Problem statement :: Return only the lines from the top of the data down to the one that holds "days = [1, 2, 3, 6, 9, 12, 14, 15, 17, 22]", both included, without any pictures.

(Items listed in a dataset)
+ + +

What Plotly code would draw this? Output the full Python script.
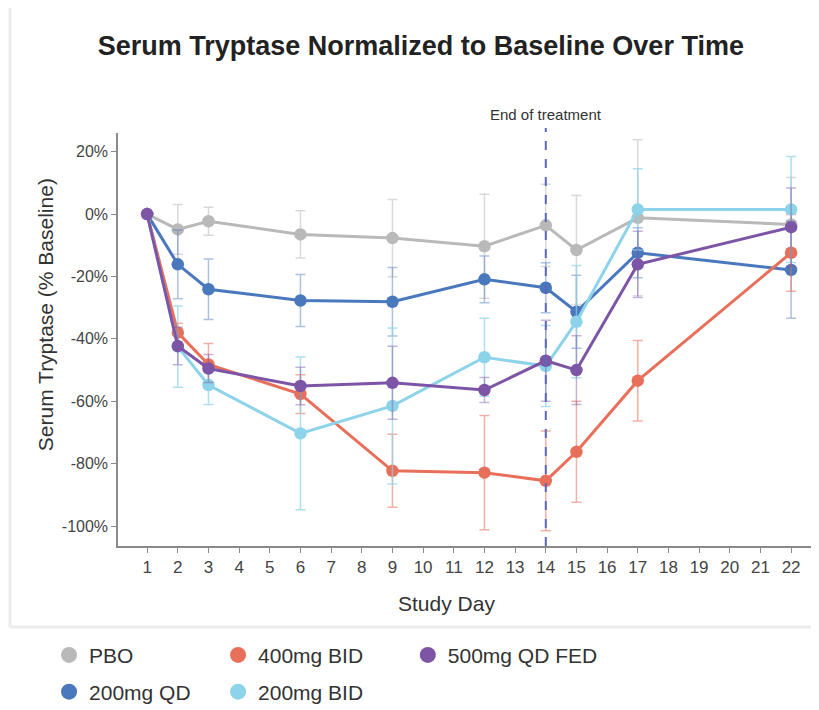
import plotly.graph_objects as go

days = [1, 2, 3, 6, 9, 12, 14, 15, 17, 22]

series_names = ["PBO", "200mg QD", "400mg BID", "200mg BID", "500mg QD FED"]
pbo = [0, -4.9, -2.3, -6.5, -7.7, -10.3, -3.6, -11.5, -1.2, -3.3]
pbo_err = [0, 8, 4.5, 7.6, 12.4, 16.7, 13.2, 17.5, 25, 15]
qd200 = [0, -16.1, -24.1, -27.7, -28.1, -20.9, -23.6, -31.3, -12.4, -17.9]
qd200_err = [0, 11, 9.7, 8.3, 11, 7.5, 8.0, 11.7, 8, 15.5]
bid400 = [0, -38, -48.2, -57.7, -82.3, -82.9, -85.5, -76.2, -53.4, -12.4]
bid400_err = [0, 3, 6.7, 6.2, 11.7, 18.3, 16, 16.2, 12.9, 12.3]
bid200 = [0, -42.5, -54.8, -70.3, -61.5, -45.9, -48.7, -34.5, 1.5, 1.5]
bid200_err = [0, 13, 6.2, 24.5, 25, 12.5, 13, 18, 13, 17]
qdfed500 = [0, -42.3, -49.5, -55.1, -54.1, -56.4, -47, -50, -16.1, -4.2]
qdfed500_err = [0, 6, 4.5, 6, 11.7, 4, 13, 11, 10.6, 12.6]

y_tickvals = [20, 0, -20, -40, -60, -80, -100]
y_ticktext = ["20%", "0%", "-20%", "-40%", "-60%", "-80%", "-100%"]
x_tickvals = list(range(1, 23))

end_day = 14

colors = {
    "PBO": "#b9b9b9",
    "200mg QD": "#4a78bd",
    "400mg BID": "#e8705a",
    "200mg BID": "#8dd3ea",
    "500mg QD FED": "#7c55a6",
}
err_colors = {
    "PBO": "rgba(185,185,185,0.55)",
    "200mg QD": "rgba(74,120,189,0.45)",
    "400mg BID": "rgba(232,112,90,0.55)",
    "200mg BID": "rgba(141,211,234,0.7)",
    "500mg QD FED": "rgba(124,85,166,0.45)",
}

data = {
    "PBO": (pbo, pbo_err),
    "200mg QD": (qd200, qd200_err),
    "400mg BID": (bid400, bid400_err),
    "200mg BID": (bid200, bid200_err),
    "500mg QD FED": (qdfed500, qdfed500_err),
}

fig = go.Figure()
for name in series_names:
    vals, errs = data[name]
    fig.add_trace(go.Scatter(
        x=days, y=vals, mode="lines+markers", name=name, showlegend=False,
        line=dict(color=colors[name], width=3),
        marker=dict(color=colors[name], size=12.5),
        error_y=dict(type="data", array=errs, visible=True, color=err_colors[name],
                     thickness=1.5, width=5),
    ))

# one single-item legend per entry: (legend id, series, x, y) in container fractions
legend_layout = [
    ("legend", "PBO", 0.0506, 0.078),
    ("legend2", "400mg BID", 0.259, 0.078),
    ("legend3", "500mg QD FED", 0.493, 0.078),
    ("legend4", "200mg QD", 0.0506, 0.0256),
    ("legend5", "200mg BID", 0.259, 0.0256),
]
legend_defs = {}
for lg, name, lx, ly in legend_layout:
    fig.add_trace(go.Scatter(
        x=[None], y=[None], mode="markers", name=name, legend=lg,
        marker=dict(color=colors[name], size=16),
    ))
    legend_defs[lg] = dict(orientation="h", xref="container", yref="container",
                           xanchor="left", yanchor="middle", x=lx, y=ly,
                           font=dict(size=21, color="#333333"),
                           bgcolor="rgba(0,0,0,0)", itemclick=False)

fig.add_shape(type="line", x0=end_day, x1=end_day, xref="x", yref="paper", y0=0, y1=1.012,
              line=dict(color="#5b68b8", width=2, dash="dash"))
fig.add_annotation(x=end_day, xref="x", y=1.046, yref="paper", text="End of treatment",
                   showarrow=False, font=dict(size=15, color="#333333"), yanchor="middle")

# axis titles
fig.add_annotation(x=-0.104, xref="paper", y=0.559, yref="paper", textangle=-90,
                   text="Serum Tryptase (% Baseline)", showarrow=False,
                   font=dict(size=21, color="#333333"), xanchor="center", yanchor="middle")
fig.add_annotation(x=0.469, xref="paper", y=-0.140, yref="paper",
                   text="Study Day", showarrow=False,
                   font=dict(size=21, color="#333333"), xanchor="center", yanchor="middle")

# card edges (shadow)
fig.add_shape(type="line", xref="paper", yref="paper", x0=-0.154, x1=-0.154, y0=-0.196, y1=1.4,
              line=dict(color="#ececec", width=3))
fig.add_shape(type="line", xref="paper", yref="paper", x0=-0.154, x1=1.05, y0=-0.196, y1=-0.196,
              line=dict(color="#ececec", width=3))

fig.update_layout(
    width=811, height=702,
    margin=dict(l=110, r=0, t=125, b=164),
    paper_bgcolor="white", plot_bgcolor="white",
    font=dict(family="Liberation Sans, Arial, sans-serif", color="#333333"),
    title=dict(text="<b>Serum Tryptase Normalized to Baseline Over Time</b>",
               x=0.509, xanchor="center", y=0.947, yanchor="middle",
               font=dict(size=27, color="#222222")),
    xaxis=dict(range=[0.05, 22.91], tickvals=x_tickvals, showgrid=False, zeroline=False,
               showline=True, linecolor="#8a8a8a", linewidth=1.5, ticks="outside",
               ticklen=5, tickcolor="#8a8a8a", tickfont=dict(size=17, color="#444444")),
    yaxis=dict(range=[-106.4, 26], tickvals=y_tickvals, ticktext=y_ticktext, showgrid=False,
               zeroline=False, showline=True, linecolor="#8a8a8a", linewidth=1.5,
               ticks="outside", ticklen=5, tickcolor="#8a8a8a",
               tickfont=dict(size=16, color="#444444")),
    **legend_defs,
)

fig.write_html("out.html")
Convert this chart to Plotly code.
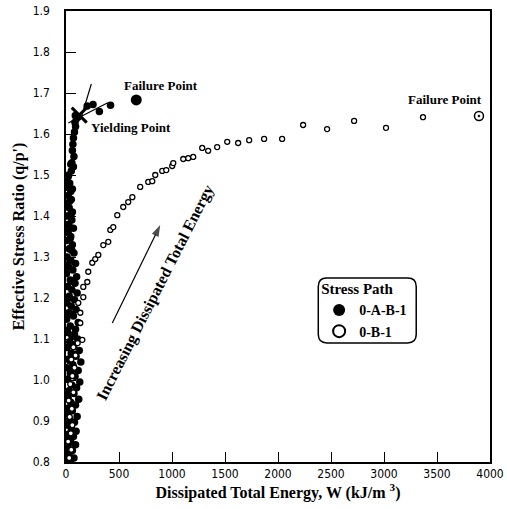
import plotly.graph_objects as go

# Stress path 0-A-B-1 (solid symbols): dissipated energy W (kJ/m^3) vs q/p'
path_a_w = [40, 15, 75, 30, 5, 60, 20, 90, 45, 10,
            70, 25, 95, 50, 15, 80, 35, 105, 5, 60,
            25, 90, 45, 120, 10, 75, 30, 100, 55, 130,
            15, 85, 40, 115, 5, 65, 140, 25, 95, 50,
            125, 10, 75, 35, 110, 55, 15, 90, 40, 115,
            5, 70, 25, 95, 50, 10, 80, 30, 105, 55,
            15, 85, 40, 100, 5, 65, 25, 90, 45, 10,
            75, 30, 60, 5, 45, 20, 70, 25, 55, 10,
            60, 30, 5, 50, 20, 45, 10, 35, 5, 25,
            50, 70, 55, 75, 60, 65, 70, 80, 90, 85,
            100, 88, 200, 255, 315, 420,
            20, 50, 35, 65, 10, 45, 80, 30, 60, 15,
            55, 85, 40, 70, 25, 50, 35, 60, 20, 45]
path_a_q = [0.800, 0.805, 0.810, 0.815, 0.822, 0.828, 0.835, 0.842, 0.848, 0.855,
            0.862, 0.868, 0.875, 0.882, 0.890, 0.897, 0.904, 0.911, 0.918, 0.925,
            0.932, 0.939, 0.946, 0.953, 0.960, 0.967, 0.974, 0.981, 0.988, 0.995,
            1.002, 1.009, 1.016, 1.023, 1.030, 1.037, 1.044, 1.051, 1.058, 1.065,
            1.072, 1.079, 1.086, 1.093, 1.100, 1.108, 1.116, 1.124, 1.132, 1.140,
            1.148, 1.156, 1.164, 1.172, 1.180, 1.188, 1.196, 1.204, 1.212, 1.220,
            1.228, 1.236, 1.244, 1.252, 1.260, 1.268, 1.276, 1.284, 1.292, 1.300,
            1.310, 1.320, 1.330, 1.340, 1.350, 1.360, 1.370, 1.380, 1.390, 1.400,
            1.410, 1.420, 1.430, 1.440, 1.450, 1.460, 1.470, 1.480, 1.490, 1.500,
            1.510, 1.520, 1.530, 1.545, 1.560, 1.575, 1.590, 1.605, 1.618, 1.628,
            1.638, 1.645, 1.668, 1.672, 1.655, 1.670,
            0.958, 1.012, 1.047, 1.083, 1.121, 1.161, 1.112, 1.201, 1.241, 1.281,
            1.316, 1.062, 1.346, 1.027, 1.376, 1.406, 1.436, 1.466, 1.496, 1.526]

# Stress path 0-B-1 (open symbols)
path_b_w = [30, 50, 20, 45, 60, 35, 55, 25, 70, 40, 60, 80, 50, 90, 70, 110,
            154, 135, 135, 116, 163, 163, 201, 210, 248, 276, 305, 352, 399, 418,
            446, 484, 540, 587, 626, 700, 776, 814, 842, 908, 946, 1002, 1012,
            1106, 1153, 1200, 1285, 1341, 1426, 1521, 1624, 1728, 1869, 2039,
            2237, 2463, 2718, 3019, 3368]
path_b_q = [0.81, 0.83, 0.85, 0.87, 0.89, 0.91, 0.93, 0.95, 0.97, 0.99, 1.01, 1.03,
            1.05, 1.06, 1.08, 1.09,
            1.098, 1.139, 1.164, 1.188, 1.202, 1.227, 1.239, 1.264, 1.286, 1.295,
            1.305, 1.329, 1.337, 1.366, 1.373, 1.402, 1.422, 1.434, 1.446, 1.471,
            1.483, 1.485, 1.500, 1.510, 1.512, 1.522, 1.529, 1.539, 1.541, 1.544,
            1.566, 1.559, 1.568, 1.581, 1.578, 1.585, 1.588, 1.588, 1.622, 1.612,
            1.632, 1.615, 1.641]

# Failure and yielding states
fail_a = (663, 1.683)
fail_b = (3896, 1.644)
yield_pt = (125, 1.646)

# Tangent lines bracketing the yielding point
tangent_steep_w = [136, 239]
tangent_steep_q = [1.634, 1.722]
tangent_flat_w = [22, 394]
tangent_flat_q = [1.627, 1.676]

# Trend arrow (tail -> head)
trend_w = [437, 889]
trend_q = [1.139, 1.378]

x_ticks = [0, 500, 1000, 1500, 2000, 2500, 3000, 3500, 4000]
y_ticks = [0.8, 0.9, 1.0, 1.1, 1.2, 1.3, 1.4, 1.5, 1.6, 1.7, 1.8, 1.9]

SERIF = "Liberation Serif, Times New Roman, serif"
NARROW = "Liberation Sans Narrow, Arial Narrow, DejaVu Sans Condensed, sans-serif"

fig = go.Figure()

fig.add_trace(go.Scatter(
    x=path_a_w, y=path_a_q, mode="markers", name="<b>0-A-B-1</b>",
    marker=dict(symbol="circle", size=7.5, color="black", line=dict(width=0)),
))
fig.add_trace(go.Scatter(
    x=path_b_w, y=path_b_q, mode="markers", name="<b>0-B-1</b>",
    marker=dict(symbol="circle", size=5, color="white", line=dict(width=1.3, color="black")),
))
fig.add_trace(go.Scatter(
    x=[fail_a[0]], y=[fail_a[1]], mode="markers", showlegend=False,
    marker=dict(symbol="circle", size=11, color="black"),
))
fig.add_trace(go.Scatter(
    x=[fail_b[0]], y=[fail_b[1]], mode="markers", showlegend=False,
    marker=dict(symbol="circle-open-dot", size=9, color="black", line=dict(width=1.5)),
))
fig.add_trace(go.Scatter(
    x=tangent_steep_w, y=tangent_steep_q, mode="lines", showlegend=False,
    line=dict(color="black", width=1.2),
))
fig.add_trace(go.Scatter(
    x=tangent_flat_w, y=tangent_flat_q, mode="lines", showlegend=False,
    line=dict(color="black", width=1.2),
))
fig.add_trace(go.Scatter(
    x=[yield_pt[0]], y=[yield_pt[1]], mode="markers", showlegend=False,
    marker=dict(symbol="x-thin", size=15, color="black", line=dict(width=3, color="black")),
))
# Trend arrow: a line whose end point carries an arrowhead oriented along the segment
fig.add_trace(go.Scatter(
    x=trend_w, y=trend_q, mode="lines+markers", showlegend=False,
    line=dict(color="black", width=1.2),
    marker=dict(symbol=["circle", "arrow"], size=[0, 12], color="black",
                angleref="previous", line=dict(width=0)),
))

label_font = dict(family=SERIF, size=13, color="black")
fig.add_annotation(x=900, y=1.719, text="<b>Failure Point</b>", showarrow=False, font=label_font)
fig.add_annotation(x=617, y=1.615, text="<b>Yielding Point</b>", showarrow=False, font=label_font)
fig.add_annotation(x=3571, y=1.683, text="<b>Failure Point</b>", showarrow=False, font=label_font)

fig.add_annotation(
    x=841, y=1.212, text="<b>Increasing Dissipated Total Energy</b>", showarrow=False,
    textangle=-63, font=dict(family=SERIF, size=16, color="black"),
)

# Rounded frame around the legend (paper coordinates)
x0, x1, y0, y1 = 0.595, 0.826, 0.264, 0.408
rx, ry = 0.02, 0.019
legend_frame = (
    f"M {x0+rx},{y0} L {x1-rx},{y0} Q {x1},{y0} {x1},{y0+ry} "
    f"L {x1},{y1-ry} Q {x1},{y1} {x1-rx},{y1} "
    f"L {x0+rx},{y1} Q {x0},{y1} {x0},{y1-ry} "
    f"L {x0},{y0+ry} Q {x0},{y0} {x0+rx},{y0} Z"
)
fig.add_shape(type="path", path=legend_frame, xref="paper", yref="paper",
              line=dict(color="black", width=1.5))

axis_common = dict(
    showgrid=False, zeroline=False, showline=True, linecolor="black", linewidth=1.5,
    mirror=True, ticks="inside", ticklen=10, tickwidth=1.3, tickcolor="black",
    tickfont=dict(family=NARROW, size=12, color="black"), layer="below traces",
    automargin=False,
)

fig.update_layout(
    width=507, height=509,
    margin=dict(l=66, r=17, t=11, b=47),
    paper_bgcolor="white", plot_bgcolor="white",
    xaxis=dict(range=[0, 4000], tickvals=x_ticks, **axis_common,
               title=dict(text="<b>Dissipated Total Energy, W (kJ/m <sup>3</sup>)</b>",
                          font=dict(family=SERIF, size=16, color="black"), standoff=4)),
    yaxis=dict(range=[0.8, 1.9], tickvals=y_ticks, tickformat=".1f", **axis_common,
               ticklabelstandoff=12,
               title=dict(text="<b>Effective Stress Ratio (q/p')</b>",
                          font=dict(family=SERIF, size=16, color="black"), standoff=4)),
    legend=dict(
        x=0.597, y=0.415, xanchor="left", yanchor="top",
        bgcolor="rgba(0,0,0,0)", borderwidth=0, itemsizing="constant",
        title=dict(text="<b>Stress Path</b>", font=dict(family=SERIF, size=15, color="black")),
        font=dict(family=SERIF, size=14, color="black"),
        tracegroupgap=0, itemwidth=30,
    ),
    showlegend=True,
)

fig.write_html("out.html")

+ + +

Right answer ::
What Plotly code would draw this? Output the full Python script.
import plotly.graph_objects as go

days = [1, 2, 3, 6, 9, 12, 14, 15, 17, 22]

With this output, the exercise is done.